The heading is not how to make the CV perfect, because there is no such thing.
Your CV needs to meet a number of different needs, therefore it needs to be flexible. It might be an idea to prepare a couple, or three CVs which you can then adapt as need be.
Think “image” or “brand”.
Your CV should be the best possible document you can prepare. It needs to show that you will go the extra mile to have a professional presentation of your skills. It shows you “bother”.
If you’re not “bothered” about the standard of your presentation, will you be “bothered” about the standard of work you undertake for your next employer? Will they be “bothered” to interview you?
Can you produce high quality ouput from your printer? If not, can you buy a better machine, they’re not too expensive nowadays, or do you know someone with a better printer who would produce your documents for you?
High quality documents need high quality materials.
Invest in some heavier paper, 100GSM instead of the normal 80GSM, will give your CVs a different and quality feel.
Brilliant white is probably the best. If you are thinking about using a coloured paper, make it a pale grey or off-white, no strident primary colours.
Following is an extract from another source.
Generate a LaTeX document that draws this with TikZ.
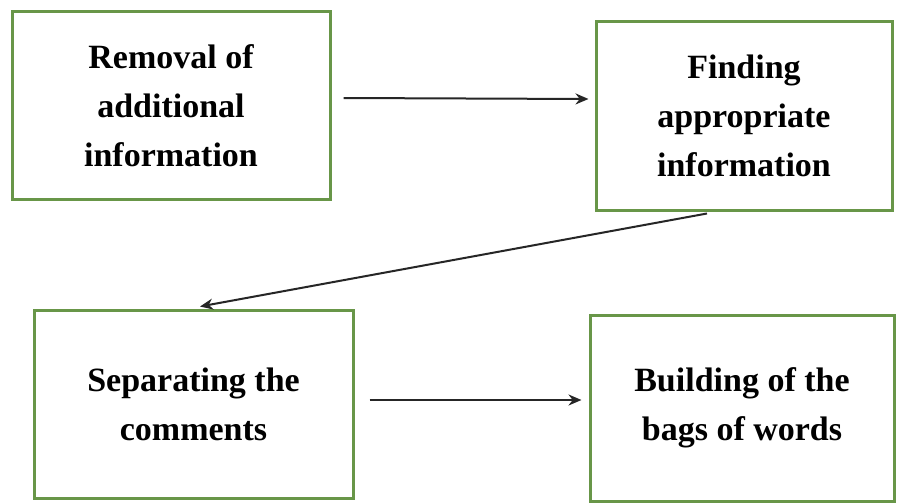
\documentclass[tikz,border=0pt]{standalone}
\usepackage{fontspec}
\setmainfont{Liberation Serif}
\usetikzlibrary{arrows.meta}
\definecolor{boxgreen}{RGB}{104,150,72}
\begin{document}
\begin{tikzpicture}[x=1pt,y=-1pt,
  stepbox/.style={draw=boxgreen,line width=3pt,fill=white,rectangle,
    align=center,inner sep=0pt,
    font=\fontsize{34}{49}\selectfont\bfseries},
  flow/.style={draw=black!85,line width=2pt,-{Stealth[length=13pt,width=11pt]}}]
  % canvas
  \fill[white] (0,0) rectangle (902,503);
  \useasboundingbox (0,0) rectangle (902,503);
  % process steps
  \node[stepbox,minimum width=318pt,minimum height=187pt] (b1) at (171,105.5)
    {Removal of\\additional\\information};
  \node[stepbox,minimum width=296pt,minimum height=188pt] (b2) at (744,116)
    {Finding\\appropriate\\information};
  \node[stepbox,minimum width=319pt,minimum height=188pt] (b3) at (193.5,404)
    {Separating the\\comments};
  \node[stepbox,minimum width=304pt,minimum height=186pt] (b4) at (742,408)
    {Building of the\\bags of words};
  % connectors
  \draw[flow] ([shift={(12,-7.5)}]b1.east) -- ([shift={(-6,-17)}]b2.west);
  \draw[flow] ([shift={(-37,2)}]b2.south) -- ([shift={(6.5,-2)}]b3.north);
  \draw[flow] ([shift={(15,-4)}]b3.east) -- ([shift={(-7,-8)}]b4.west);
\end{tikzpicture}
\end{document}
If you buy a paper with a watermark, this again infers quality, make sure the watermark is the right way round and the right way up when the document is printed.
And don’t forget to buy envelopes of the same quality. A high quality document in a cheap envelope loses all credibility. Make the envelopes A4 size, so the documents don’t have a fold when they are presented.
Two pages are best for most CVs. Keep the language simple, keep the words short, stay away from jargon and leave plenty of white space.
You will need a “Reverse Chronological” CV.
You may need a “Functional” CV.
Both may be improved with an “Achievement” section.